I just read the dumbest book. So dumb that I’m almost embarrassed to tell you about it. A colleague gave me “The 4-Hour Work Week.” He purchased it out of curiosity after reading of it on Steve Rubel’s blog. Steve gave 4HWW a decent review, which puzzles me. But it was the book’s promotion campaign that prompted PR’s top blogger to write about it.
You see, 4HWW was marketed exclusively through social media. And the campaign worked, turning Tim Ferriss’ first book into a best-selling self-help/get-rich-quick manual. The book presents a nifty little fantasy the author claims to be living. Ferriss then entices you to jettison your miserable, meaningless, 9-to-5 existence to join what he calls the “New Rich.” Some may see it as a sirens’ song for the 21st Century, but don’t bother lashing yourself to the mast. And if you want a fantasy, read Harry Potter.
Why even mention 4HWW if I hated it so? Because even the dumbest book will offer a few lessons. Here the sum of what I took from 4HWW.
Lesson #1: Information overload is counterproductive. OK we know this. But what are we doing to reduce unnecessary reading? Ferriss says he stopped reading newspapers or consuming MSM altogether. To get his bearings on world affairs, he simply asks his friends to tell him what’s happening out there. Now there’s a way to build an informed democracy!
Still, he’s right about overload. I read way too much. So for starters, I’ve resolved to never again read self-help or get-rich-quick books that I learn about in social media. I’m also swearing off everything by Seth Godin, but I made that resolution 5 minutes after I finished Purple Cow. Remarkable, eh?
But here’s the most painful news: I’m cutting my feeder to 25 “must read” sites. I welcome your suggestions as to which blogs a PR educator should always read. You can see many of my favs on the blogroll to your right.

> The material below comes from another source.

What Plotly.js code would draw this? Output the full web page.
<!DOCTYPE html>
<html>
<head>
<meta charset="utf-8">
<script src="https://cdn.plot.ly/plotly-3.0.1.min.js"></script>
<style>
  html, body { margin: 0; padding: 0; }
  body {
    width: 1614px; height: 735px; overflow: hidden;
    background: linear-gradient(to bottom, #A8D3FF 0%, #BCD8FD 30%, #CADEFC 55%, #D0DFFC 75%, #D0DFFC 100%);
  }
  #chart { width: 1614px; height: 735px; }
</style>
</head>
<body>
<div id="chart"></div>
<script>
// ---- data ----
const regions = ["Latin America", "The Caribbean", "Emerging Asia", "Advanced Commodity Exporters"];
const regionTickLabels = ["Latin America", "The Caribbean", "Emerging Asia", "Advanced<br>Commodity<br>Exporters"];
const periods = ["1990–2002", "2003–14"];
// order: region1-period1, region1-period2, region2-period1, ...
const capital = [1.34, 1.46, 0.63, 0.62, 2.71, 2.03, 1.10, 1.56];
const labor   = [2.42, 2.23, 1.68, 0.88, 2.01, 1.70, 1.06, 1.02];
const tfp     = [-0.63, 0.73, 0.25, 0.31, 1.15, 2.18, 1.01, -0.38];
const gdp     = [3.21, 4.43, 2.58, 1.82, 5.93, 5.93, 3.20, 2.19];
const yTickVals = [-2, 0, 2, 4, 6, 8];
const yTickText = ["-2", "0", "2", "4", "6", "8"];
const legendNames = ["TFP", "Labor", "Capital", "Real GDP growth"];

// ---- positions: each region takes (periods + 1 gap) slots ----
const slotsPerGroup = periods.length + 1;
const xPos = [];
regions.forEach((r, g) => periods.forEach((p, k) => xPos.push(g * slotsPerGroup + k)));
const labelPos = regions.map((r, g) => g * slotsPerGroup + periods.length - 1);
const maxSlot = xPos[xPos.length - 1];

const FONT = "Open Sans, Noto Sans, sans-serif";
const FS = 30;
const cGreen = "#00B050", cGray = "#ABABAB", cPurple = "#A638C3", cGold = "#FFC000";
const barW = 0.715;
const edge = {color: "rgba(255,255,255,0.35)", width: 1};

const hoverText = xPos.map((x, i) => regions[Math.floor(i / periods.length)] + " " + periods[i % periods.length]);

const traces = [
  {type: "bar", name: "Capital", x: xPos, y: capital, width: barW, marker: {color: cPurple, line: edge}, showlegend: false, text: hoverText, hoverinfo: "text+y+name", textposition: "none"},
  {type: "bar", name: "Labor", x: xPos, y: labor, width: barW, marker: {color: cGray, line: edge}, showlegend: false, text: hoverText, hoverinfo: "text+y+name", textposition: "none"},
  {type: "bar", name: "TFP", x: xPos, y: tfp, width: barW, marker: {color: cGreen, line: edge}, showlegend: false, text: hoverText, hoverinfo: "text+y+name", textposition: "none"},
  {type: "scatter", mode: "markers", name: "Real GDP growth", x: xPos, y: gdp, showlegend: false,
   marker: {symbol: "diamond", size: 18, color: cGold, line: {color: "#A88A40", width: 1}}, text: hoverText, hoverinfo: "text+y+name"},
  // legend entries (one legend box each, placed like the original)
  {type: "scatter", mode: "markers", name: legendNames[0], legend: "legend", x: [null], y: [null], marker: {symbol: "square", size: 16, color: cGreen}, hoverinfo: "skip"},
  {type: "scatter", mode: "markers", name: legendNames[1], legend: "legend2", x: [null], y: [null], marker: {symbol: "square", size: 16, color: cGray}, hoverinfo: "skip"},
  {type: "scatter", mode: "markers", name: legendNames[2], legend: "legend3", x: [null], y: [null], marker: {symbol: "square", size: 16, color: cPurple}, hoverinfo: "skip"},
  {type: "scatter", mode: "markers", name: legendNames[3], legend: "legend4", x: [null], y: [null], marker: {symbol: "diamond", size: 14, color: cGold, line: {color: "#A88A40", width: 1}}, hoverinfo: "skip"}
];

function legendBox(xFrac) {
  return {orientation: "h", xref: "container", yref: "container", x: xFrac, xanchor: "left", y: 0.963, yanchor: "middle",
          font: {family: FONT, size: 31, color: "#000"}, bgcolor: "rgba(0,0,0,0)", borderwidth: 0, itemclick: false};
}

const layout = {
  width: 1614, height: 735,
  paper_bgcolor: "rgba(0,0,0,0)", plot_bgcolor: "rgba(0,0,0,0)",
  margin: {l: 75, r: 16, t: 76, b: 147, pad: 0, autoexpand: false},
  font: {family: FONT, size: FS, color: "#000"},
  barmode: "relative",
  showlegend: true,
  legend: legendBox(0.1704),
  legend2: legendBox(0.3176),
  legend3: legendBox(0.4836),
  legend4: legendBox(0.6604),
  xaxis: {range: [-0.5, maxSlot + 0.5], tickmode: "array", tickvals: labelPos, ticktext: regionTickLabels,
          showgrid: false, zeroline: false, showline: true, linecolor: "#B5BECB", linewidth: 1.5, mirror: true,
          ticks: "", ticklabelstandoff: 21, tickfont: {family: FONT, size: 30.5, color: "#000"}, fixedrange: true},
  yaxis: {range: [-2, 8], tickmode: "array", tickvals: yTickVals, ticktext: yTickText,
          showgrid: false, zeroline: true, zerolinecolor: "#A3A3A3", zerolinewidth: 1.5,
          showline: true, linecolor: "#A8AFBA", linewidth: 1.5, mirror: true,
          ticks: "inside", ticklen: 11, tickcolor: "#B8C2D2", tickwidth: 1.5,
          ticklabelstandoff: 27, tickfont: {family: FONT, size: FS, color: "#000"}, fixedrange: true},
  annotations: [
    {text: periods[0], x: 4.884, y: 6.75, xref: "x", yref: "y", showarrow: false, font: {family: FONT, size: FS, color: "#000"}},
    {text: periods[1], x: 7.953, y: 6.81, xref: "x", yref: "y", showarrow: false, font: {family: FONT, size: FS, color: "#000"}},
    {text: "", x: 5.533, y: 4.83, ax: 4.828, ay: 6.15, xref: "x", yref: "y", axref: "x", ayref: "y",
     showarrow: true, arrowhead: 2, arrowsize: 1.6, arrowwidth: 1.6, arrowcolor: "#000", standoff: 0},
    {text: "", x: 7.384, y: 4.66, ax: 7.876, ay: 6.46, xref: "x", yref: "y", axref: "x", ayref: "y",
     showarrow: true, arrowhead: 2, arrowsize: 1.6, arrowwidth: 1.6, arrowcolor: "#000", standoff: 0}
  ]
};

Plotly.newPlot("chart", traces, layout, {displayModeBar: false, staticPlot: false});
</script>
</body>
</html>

Lesson #2: Email interruptions kill productivity. Another obvious point, right? But what have you done to stem the email tide? I’m taking Ferriss’ advice and turning off that annoying ping feature that alerts me every time a message arrives. After that, I’ll check email just once a day — probably mid-afternoon. Ditto for Facebook. I can feel the productivity climbing already.
Meetings are death. Avoid them. Yep. I knew this long before Dilbert showed me the truth. So beginning next month, I resolve to attend only meetings with clear agendas, clear objectives and set time frames.
Granted, that’s easy to say when you’re a tenured professor. It’s not easy to do. Avoiding unproductive meetings in my world is like dodging bullets on the firing range. There’s a meeting for every occasion in academe, morning, noon and night. Most are long and uninspiring. And the people who call them almost never bring pizza. What’s up with that?
So there it is — all the wisdom I took from 4HWW in a few paragraphs. Buy this book if you’re self-centered and hate your job and your life. On second thought, use the money to buy lottery tickets and I’ll give you my copy of 4HWW. I’m certainly not putting it on the bookshelf where somebody might see it.